A comercialização desses livros, sua aceitação e o crescente debate sobre eles mostram que as mulheres estão, finalmente, explorando e discutindo o desejo, o prazer e a liberdade na literatura com uma intensidade nunca antes vista. Mas, como toda história, essa também tem suas complexidades. Algumas dessas narrativas ainda trazem ecos de um controle masculino, como se a experiência feminina não pudesse existir sem se submeter a essas dinâmicas antigas, mesmo que disfarçadas de libertação. A teoria, como disse Simone de Beauvoir, nos libertaria, mas a realidade ainda nos engole.

Precisamos de narrativas mais inclusivas, mais diversas. Histórias que falem de liberdade sexual sem cair nos velhos padrões de dominação e submissão. Um conhecido filósofo, em sua célebre alegoria da caverna, nos lembra que a realidade que conhecemos é moldada pelas sombras que projetamos.

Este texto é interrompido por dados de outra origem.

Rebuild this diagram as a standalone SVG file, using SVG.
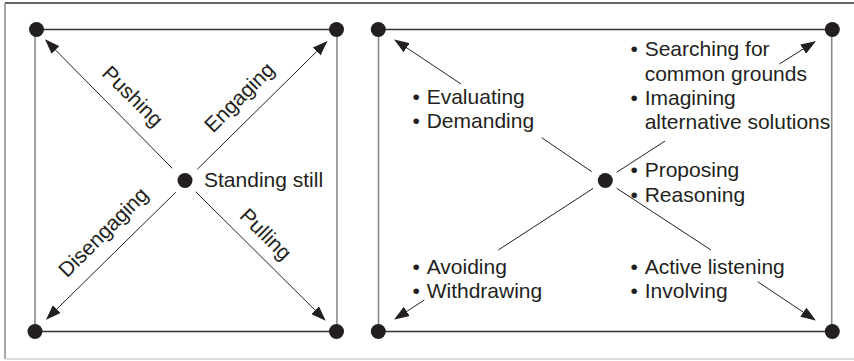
<svg xmlns="http://www.w3.org/2000/svg" width="854" height="361" viewBox="0 0 854 361">
  <style>
    .lbl { font-family: "Liberation Sans", Arial, Helvetica, sans-serif; font-size: 21px; fill: #231f20; }
    .rot { text-anchor: middle; }
    .edge-h { stroke: #333; stroke-width: 1.5; }
    .edge-v { stroke: #8a8a8a; stroke-width: 1.6; }
    .ray { stroke: #231f20; stroke-width: 1; fill: none; }
    .arrow { marker-end: url(#head); }
    .dot { fill: #231f20; }
  </style>
  <defs>
    <marker id="head" viewBox="0 0 15 11" markerWidth="15" markerHeight="11" refX="14" refY="5.5" orient="auto" markerUnits="userSpaceOnUse">
      <path d="M0,0 L15,5.5 L0,11 z" fill="#231f20"/>
    </marker>
  </defs>

  <rect width="854" height="361" fill="#fff"/>

  <!-- outer frame -->
  <g id="frame">
    <line x1="5" y1="3" x2="854" y2="3" stroke="#333" stroke-width="1.5"/>
    <line x1="5" y1="3" x2="5" y2="359" stroke="#8a8a8a" stroke-width="1.5"/>
    <line x1="5" y1="359" x2="854" y2="359" stroke="#d0d0d0" stroke-width="1.5"/>
  </g>

  <!-- left square: force directions -->
  <g id="left-square">
    <line class="edge-h" x1="36" y1="29.5" x2="337" y2="29.5"/>
    <line class="edge-h" x1="35" y1="331.5" x2="337" y2="331.5"/>
    <line class="edge-v" x1="35" y1="29.5" x2="35" y2="331.5"/>
    <line class="edge-v" x1="337" y1="29.5" x2="337" y2="331.5"/>
    <circle class="dot" cx="36.5" cy="29.5" r="7.5"/>
    <circle class="dot" cx="336.5" cy="29.5" r="7.5"/>
    <circle class="dot" cx="35" cy="331.5" r="7.5"/>
    <circle class="dot" cx="336.5" cy="331.5" r="7.5"/>
  </g>

  <g id="left-connectors">
    <line class="ray arrow" x1="172.3" y1="168.3" x2="45.7" y2="40"/>
    <line class="ray arrow" x1="197.3" y1="169.3" x2="326.7" y2="41.7"/>
    <line class="ray arrow" x1="175.7" y1="192.3" x2="46.7" y2="319"/>
    <line class="ray arrow" x1="195.7" y1="191.7" x2="325" y2="320"/>
  </g>

  <g id="left-center">
    <circle class="dot" cx="185" cy="180.5" r="7.5"/>
    <text class="lbl" x="204" y="187">Standing still</text>
  </g>

  <g id="left-labels">
    <text class="lbl rot" transform="translate(127.7,101.3) rotate(45)">Pushing</text>
    <text class="lbl rot" transform="translate(244.3,102.3) rotate(-45)">Engaging</text>
    <text class="lbl rot" transform="translate(108.3,237.3) rotate(-45)">Disengaging</text>
    <text class="lbl rot" transform="translate(260.7,239.3) rotate(45)">Pulling</text>
  </g>

  <!-- right square: behaviours -->
  <g id="right-square">
    <line class="edge-h" x1="378" y1="29.5" x2="832" y2="29.5"/>
    <line class="edge-h" x1="378" y1="331.5" x2="832" y2="331.5"/>
    <line class="edge-v" x1="378.5" y1="29.5" x2="378.5" y2="331.5"/>
    <line class="edge-v" x1="831.7" y1="29.5" x2="831.7" y2="331.5"/>
    <circle class="dot" cx="378.3" cy="29.5" r="7.5"/>
    <circle class="dot" cx="832.3" cy="29.5" r="7.5"/>
    <circle class="dot" cx="378.3" cy="331.5" r="7.5"/>
    <circle class="dot" cx="832.3" cy="331.5" r="7.5"/>
  </g>

  <g id="right-connectors">
    <line class="ray arrow" x1="461" y1="84" x2="395" y2="40"/>
    <line class="ray" x1="591.7" y1="171.7" x2="541.7" y2="137.7"/>
    <line class="ray" x1="616.7" y1="172.3" x2="665" y2="141"/>
    <line class="ray arrow" x1="779.3" y1="64" x2="815" y2="41.7"/>
    <line class="ray" x1="593.3" y1="188.3" x2="498.3" y2="250"/>
    <line class="ray arrow" x1="424.3" y1="300" x2="395" y2="319"/>
    <line class="ray" x1="616.7" y1="188.3" x2="711" y2="250"/>
    <line class="ray arrow" x1="757.7" y1="281.7" x2="815" y2="320"/>
  </g>

  <g id="right-center">
    <circle class="dot" cx="605.3" cy="180.5" r="7.5"/>
  </g>

  <g id="list-top-left">
    <text class="lbl"><tspan x="412.4" y="104.3">•</tspan><tspan x="426.7" y="104.3">Evaluating</tspan></text>
    <text class="lbl"><tspan x="412.4" y="128.3">•</tspan><tspan x="426.7" y="128.3">Demanding</tspan></text>
  </g>

  <g id="list-top-right">
    <text class="lbl"><tspan x="630.4" y="56">•</tspan><tspan x="644.7" y="56">Searching for</tspan></text>
    <text class="lbl" x="644.7" y="80.5">common grounds</text>
    <text class="lbl"><tspan x="630.4" y="104.5">•</tspan><tspan x="644.7" y="104.5">Imagining</tspan></text>
    <text class="lbl" x="644.7" y="128.5">alternative solutions</text>
  </g>

  <g id="list-middle-right">
    <text class="lbl"><tspan x="630.4" y="177">•</tspan><tspan x="644.7" y="177">Proposing</tspan></text>
    <text class="lbl"><tspan x="630.4" y="201.5">•</tspan><tspan x="644.7" y="201.5">Reasoning</tspan></text>
  </g>

  <g id="list-bottom-left">
    <text class="lbl"><tspan x="412.4" y="274">•</tspan><tspan x="426.7" y="274">Avoiding</tspan></text>
    <text class="lbl"><tspan x="412.4" y="298">•</tspan><tspan x="426.7" y="298">Withdrawing</tspan></text>
  </g>

  <g id="list-bottom-right">
    <text class="lbl"><tspan x="630.4" y="274">•</tspan><tspan x="644.7" y="274">Active listening</tspan></text>
    <text class="lbl"><tspan x="630.4" y="298">•</tspan><tspan x="644.7" y="298">Involving</tspan></text>
  </g>
</svg>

Essas narrativas projetam sombras que revelam muito sobre controle, desejo e liberdade. Se o incômodo não está na literatura, está na perda de controle. E que bom. Que bom que estamos perdendo o medo de escrever para nós, de ler para nós, de existir para nós. Porque, no fim, o ato de escrever não é apenas libertador. É uma declaração de existência. E existir, neste mundo, já é o maior dos atos de coragem.

E para encerrar, um esclarecimento proposital: você talvez tenha notado a ausência de nomes masculinos citados explicitamente neste texto. Não se preocupe, isso não é um deslize. É uma escolha. Afinal, se há algo que esses críticos prezam tanto — ou fingem prezar — é o conteúdo dito “intelectual”. Certamente, quem valoriza de verdade saberá identificar as referências sem grandes muletas de explicação.